C'est le témoignage d'une montée en puissance des grands du net. A part cela, l'idée de faire une convention nationale est un peu dans l'air du temps. Soit dit au passage, la France a pris des initiatives dans ce sens-là. A l'Unesco, elle a porté une convention d'action internationale pour répondre aux cyberattaques par l'ANSSI. C'est une excellente proposition que vous pouvez retrouver sur le site de l'Agence. De nombreuses idées proposent des règles de droit sur la responsabilité des états dont partiraient les attaques, sur la capacité des États à faire des dual diligences, c'est-à-dire prendre des mesures de protection de ses entreprises et citoyens. On peut seulement se demander si le projet n'est pas un peu utopique. Peut-on imaginer une convention internationale sur le numérique dans laquelle siégeraient la Russie et la Chine ? Difficile à imaginer !

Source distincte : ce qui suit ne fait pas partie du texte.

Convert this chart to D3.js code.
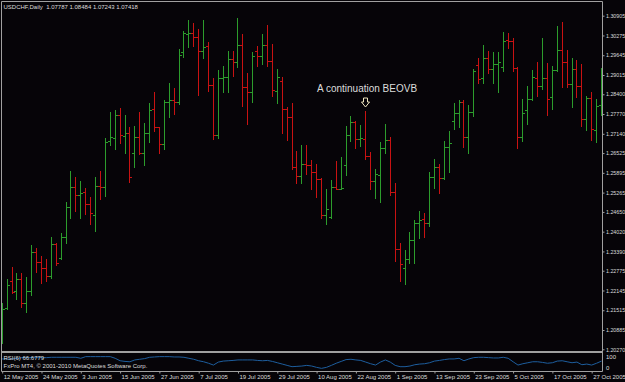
<!DOCTYPE html>
<html>
<head>
<meta charset="utf-8">
<script src="https://cdn.jsdelivr.net/npm/d3@7"></script>
<style>
  html, body { margin: 0; padding: 0; background: #060408; }
  svg { display: block; }
  text { font-family: "Liberation Sans", Arial, sans-serif; fill: #dcdcdc; }
</style>
</head>
<body>
<svg id="chart"></svg>
<script>
// USDCHF daily, 12 May 2005 .. 31 Oct 2005
const open = [1.2073,1.2158,1.2245,1.2214,1.2250,1.2174,1.2214,1.2336,1.2304,1.2285,
  1.2261,1.2362,1.2319,1.2386,1.2482,1.2543,1.2519,1.2529,1.2490,1.2454,
  1.2547,1.2543,1.2692,1.2700,1.2774,1.2707,1.2716,1.2652,1.2705,1.2654,
  1.2717,1.2792,1.2735,1.2681,1.2816,1.2822,1.2815,1.2974,1.3032,1.3036,
  1.3022,1.2978,1.2994,1.2869,1.2709,1.2893,1.2896,1.2951,1.2942,1.2997,
  1.2864,1.2848,1.2978,1.2962,1.2997,1.2947,1.2850,1.2883,1.2792,1.2769,
  1.2609,1.2579,1.2617,1.2614,1.2593,1.2569,1.2455,1.2450,1.2545,1.2537,
  1.2614,1.2710,1.2753,1.2697,1.2697,1.2643,1.2564,1.2583,1.2668,1.2694,
  1.2527,1.2346,1.2285,1.2314,1.2375,1.2429,1.2441,1.2429,1.2575,1.2609,
  1.2572,1.2671,1.2755,1.2779,1.2816,1.2703,1.2783,1.2933,1.2891,1.2955,
  1.2920,1.2936,1.2928,1.3013,1.3011,1.2923,1.2703,1.2790,1.2826,1.2891,
  1.2867,1.2891,1.2830,1.2917,1.2981,1.2942,1.2873,1.2920,1.2866,1.2760,
  1.2827,1.2726,1.2806];
const high = [1.2174,1.2251,1.2288,1.2269,1.2269,1.2258,1.2358,1.2349,1.2324,1.2315,
  1.2384,1.2365,1.2397,1.2496,1.2596,1.2577,1.2563,1.2540,1.2513,1.2577,
  1.2595,1.2700,1.2784,1.2790,1.2795,1.2773,1.2737,1.2739,1.2783,1.2747,
  1.2811,1.2847,1.2737,1.2822,1.2875,1.2859,1.2983,1.3042,1.3077,1.3068,
  1.3048,1.3077,1.3006,1.2891,1.2917,1.2930,1.2978,1.2978,1.3082,1.3032,
  1.2907,1.2976,1.2994,1.3032,1.3061,1.3000,1.2920,1.2896,1.2799,1.2813,
  1.2659,1.2678,1.2678,1.2630,1.2618,1.2572,1.2538,1.2567,1.2628,1.2639,
  1.2740,1.2771,1.2754,1.2742,1.2787,1.2657,1.2601,1.2689,1.2745,1.2705,
  1.2558,1.2367,1.2344,1.2402,1.2439,1.2468,1.2462,1.2593,1.2634,1.2618,
  1.2691,1.2723,1.2811,1.2822,1.2822,1.2806,1.2920,1.2957,1.2997,1.2979,
  1.2974,1.2974,1.3038,1.3036,1.3018,1.2928,1.2825,1.2867,1.2917,1.2944,
  1.3018,1.2939,1.2930,1.3058,1.3071,1.2981,1.2957,1.2949,1.2935,1.2834,
  1.2848,1.2825,1.2923];
const low = [1.2046,1.2154,1.2207,1.2186,1.2161,1.2147,1.2200,1.2274,1.2239,1.2245,
  1.2253,1.2296,1.2314,1.2367,1.2446,1.2469,1.2445,1.2458,1.2426,1.2405,
  1.2506,1.2515,1.2678,1.2664,1.2684,1.2652,1.2561,1.2609,1.2649,1.2614,
  1.2689,1.2723,1.2654,1.2666,1.2767,1.2776,1.2809,1.2958,1.2992,1.2994,
  1.2838,1.2957,1.2851,1.2697,1.2701,1.2848,1.2846,1.2899,1.2928,1.2803,
  1.2744,1.2816,1.2930,1.2936,1.2930,1.2834,1.2813,1.2716,1.2694,1.2601,
  1.2558,1.2558,1.2586,1.2538,1.2513,1.2446,1.2426,1.2445,1.2537,1.2537,
  1.2583,1.2692,1.2668,1.2675,1.2634,1.2537,1.2510,1.2497,1.2652,1.2518,
  1.2309,1.2246,1.2235,1.2302,1.2302,1.2381,1.2386,1.2420,1.2540,1.2524,
  1.2569,1.2593,1.2728,1.2737,1.2671,1.2652,1.2771,1.2875,1.2877,1.2907,
  1.2877,1.2848,1.2915,1.2987,1.2915,1.2668,1.2692,1.2744,1.2822,1.2834,
  1.2856,1.2774,1.2792,1.2915,1.2864,1.2864,1.2798,1.2830,1.2739,1.2726,
  1.2694,1.2689,1.2774];
const close = [1.2154,1.2231,1.2210,1.2250,1.2176,1.2214,1.2336,1.2306,1.2285,1.2261,
  1.2362,1.2301,1.2386,1.2480,1.2543,1.2519,1.2524,1.2490,1.2460,1.2547,
  1.2543,1.2687,1.2703,1.2774,1.2710,1.2716,1.2577,1.2705,1.2654,1.2716,
  1.2790,1.2737,1.2681,1.2816,1.2822,1.2815,1.2965,1.3034,1.3036,1.3022,
  1.2978,1.2990,1.2869,1.2709,1.2893,1.2896,1.2951,1.2942,1.2997,1.2862,
  1.2846,1.2962,1.2962,1.2997,1.2947,1.2854,1.2894,1.2792,1.2769,1.2609,
  1.2579,1.2617,1.2614,1.2593,1.2569,1.2455,1.2473,1.2545,1.2538,1.2541,
  1.2710,1.2753,1.2697,1.2700,1.2643,1.2564,1.2586,1.2668,1.2694,1.2527,
  1.2346,1.2299,1.2314,1.2375,1.2429,1.2439,1.2429,1.2575,1.2609,1.2572,
  1.2671,1.2685,1.2779,1.2816,1.2705,1.2783,1.2915,1.2888,1.2955,1.2920,
  1.2936,1.2942,1.3011,1.3011,1.2923,1.2703,1.2779,1.2826,1.2894,1.2867,
  1.2891,1.2825,1.2917,1.2981,1.2942,1.2873,1.2920,1.2866,1.2760,1.2827,
  1.2728,1.2803,1.2901];
// RSI(6) sub window
const rsi = [67,67,67,70,75,75,75,75,75,75,77,77,77,77,77,77,71,81,81,81,
  81,81,81,71,56,52,50,61,65,69,77,79,81,81,81,79,79,77,71,65,
  56,50,41,30,48,54,56,58,61,61,61,61,58,56,58,52,44,36,28,20,
  22,24,28,24,16,10,16,28,41,52,63,65,61,58,48,38,30,48,61,48,
  28,20,20,24,32,36,38,44,54,58,63,67,67,71,56,67,75,77,77,75,
  73,73,77,71,50,30,38,44,50,50,46,41,44,54,56,50,44,48,32,36,
  30,41,54];

const priceTicks = ["1.30905","1.30275","1.29645","1.29015","1.28400","1.27770","1.27140",
  "1.26525","1.25895","1.25265","1.24650","1.24020","1.23390","1.22775","1.22145",
  "1.21515","1.20885","1.20270"];
const dateTicks = ["12 May 2005","24 May 2005","3 Jun 2005","15 Jun 2005","27 Jun 2005",
  "7 Jul 2005","19 Jul 2005","29 Jul 2005","10 Aug 2005","22 Aug 2005","1 Sep 2005",
  "13 Sep 2005","23 Sep 2005","5 Oct 2005","17 Oct 2005","27 Oct 2005"];

// trading days (weekdays) of the period
const dates = d3.utcDay.range(new Date(Date.UTC(2005, 4, 12)), new Date(Date.UTC(2005, 10, 1)))
  .filter(d => d.getUTCDay() !== 0 && d.getUTCDay() !== 6);
const fmtDate = d3.utcFormat("%-d %b %Y");

const W = 625, H = 382;
const paneRight = 602.5, mainBottom = 351, subTop = 353, subBottom = 371.5;

const svg = d3.select("#chart").attr("width", W).attr("height", H);
svg.append("rect").attr("width", W).attr("height", H).attr("fill", "#060408");

const idx = d3.range(dates.length);
const x = d3.scalePoint().domain(idx).range([2.2, 601.5]);
const y = d3.scaleLinear().domain([1.20270, 1.30905]).range([349.3, 15.7]);
const yr = d3.scaleLinear().domain([0, 100]).range([370, 353.5]);

const px = i => Math.floor(x(i)) + 0.5;
const py = v => Math.round(y(v)) + 0.5;

// clip areas
const defs = svg.append("defs");
defs.append("clipPath").attr("id", "main").append("rect")
  .attr("x", 2).attr("y", 2).attr("width", paneRight - 2).attr("height", mainBottom - 2);
defs.append("clipPath").attr("id", "sub").append("rect")
  .attr("x", 2).attr("y", subTop).attr("width", paneRight - 2).attr("height", subBottom - subTop);

// OHLC bars
const bars = svg.append("g").attr("clip-path", "url(#main)")
  .selectAll("g").data(idx).enter().append("g")
  .attr("stroke", i => close[i] >= open[i] ? "#2c9c2c" : "#c81212")
  .attr("stroke-width", 1);
bars.append("line")
  .attr("x1", px).attr("x2", px)
  .attr("y1", i => Math.round(y(high[i]))).attr("y2", i => Math.round(y(low[i])) + 1);
bars.append("line")
  .attr("x1", i => px(i) - 2.5).attr("x2", px)
  .attr("y1", i => py(open[i])).attr("y2", i => py(open[i]));
bars.append("line")
  .attr("x1", px).attr("x2", i => px(i) + 2.5)
  .attr("y1", i => py(close[i])).attr("y2", i => py(close[i]));

// RSI line
svg.append("path").datum(idx)
  .attr("clip-path", "url(#sub)")
  .attr("fill", "none").attr("stroke", "#1e5e9e").attr("stroke-width", 1)
  .attr("d", d3.line().x(i => x(i)).y(i => yr(rsi[i])));

// frame
const frame = svg.append("g").attr("stroke", "#a0a0a0").attr("stroke-width", 1).attr("fill", "none");
frame.append("path").attr("d",
  `M1.5,1.5H${paneRight}V${subBottom}H1.5Z M1.5,${mainBottom + 0.5}H${paneRight} M1.5,${mainBottom + 1.5}H${paneRight}`);

// price axis
const yAxis = svg.append("g").attr("transform", `translate(${paneRight},0)`)
  .call(d3.axisRight(y).tickValues(priceTicks.map(Number)).tickFormat(d3.format(".5f"))
    .tickSize(2).tickPadding(1.5));
// date axis
const tickIdx = idx.filter(i => dateTicks.includes(fmtDate(dates[i])));
const xAxis = svg.append("g").attr("transform", `translate(0,${subBottom})`)
  .call(d3.axisBottom(x).tickValues(tickIdx).tickFormat(i => fmtDate(dates[i]))
    .tickSize(2).tickPadding(1));
xAxis.selectAll("text").attr("text-anchor", "start").attr("x", 1);
[yAxis, xAxis].forEach(a => {
  a.select(".domain").remove();
  a.selectAll("line").attr("stroke", "#a0a0a0");
  a.selectAll("text").attr("fill", "#dcdcdc").attr("font-size", 6)
    .attr("font-family", "'Liberation Sans', Arial, sans-serif");
});
// keep the price labels inside the window
yAxis.selectAll("text").attr("font-size", 5.3);

// RSI scale labels
svg.append("text").attr("x", 606).attr("y", 359).attr("font-size", 6).text("100");
svg.append("text").attr("x", 606).attr("y", 369.5).attr("font-size", 6).text("0");

// captions
svg.append("text").attr("x", 3.5).attr("y", 9).attr("font-size", 6)
  .style("white-space", "pre").text("USDCHF,Daily  1.07787 1.08484 1.07243 1.07418");
svg.append("text").attr("x", 3.5).attr("y", 359.5).attr("font-size", 6).text("RSI(6) 66.6779");
svg.append("text").attr("x", 3.5).attr("y", 368).attr("font-size", 6)
  .text("FxPro MT4, \u00a9 2001-2010 MetaQuotes Software Corp.");

// annotation over the bar it points at
const noteBar = 74;
const ax = px(noteBar), ayTop = Math.round(y(high[noteBar])) - 13;
svg.append("text").attr("x", ax - 48.5).attr("y", ayTop - 6).attr("font-size", 10)
  .attr("fill", "#ffffff").text("A continuation BEOVB");
svg.append("path")
  .attr("d", `M${ax - 2},${ayTop}H${ax + 2}V${ayTop + 4}H${ax + 4}L${ax},${ayTop + 9}L${ax - 4},${ayTop + 4}H${ax - 2}Z`)
  .attr("fill", "none").attr("stroke", "#efe6c0").attr("stroke-width", 1);
</script>
</body>
</html>
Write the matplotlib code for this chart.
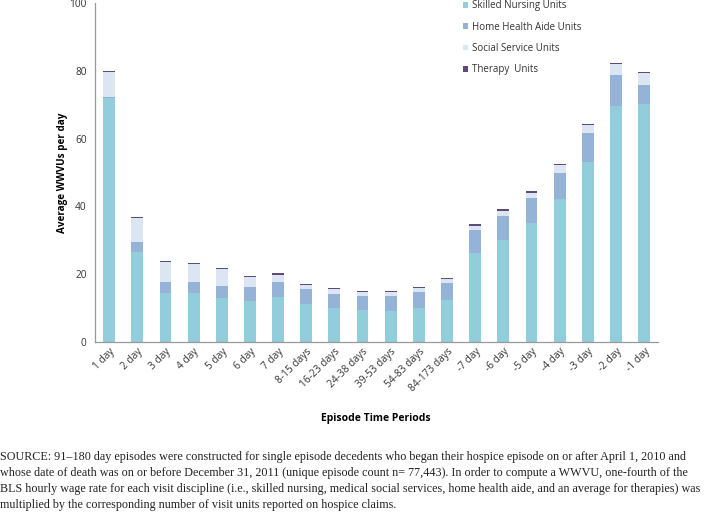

Ce qui est sidérant, c'est de voir que c'est un acteur privé qui s'enhardit et porte le projet devant les médias...

Justement, n'est-il pas inquiétant, ne serait-ce pour des questions de souveraineté, de laisser à des entreprises privées la charge de porter de telles initiatives internationales ?

En bon Français jacobin et colbertiste, je pense que c'est le job de l’État, de personne que nous avons élu d'une manière ou d'une autre, de nous assurer la sécurité de nos biens et de nos vies, y compris par des moyens violents ! De ce point de vue-là, je suis assez classique. Effectivement, que cela soient des entreprises privées qui engageraient des cybermercenaires ou se doteraient d'armes informatiques de riposte ou que ce soient les multinationales qui poussent pour changer le droit international, on rentre dans un rapport de puissance entre politique et économique qui est inquiétant. Je n'ai rien contre la direction de Microsoft, mais force est de constater que personne n'a jamais voté pour elle. Ces gens dépendent, et c'est parfaitement normal, d'un conseil d'administration et d'actionnaires qui leur demandent de défendre leurs intérêts. On a bien donc à faire à une nouvelle preuve de l'ambition du pouvoir technico-économique contre le politique qui m'inquiète en tant que citoyen d'une part et qui traduit un rapport de force nouveau. Pas totalement, si on se rappelle que Google a déjà menacé le gouvernement chinois (et a perdu cette fois-là), ou est intervenu dans le Printemps Arabe en stigmatisant des gouvernements autoritaires qui prétendaient contrôler internet. On est une tendance lourde dans lesquelles les très grandes compagnies peuvent intervenir dans la vie internationale au dépend des souverainetés nationales.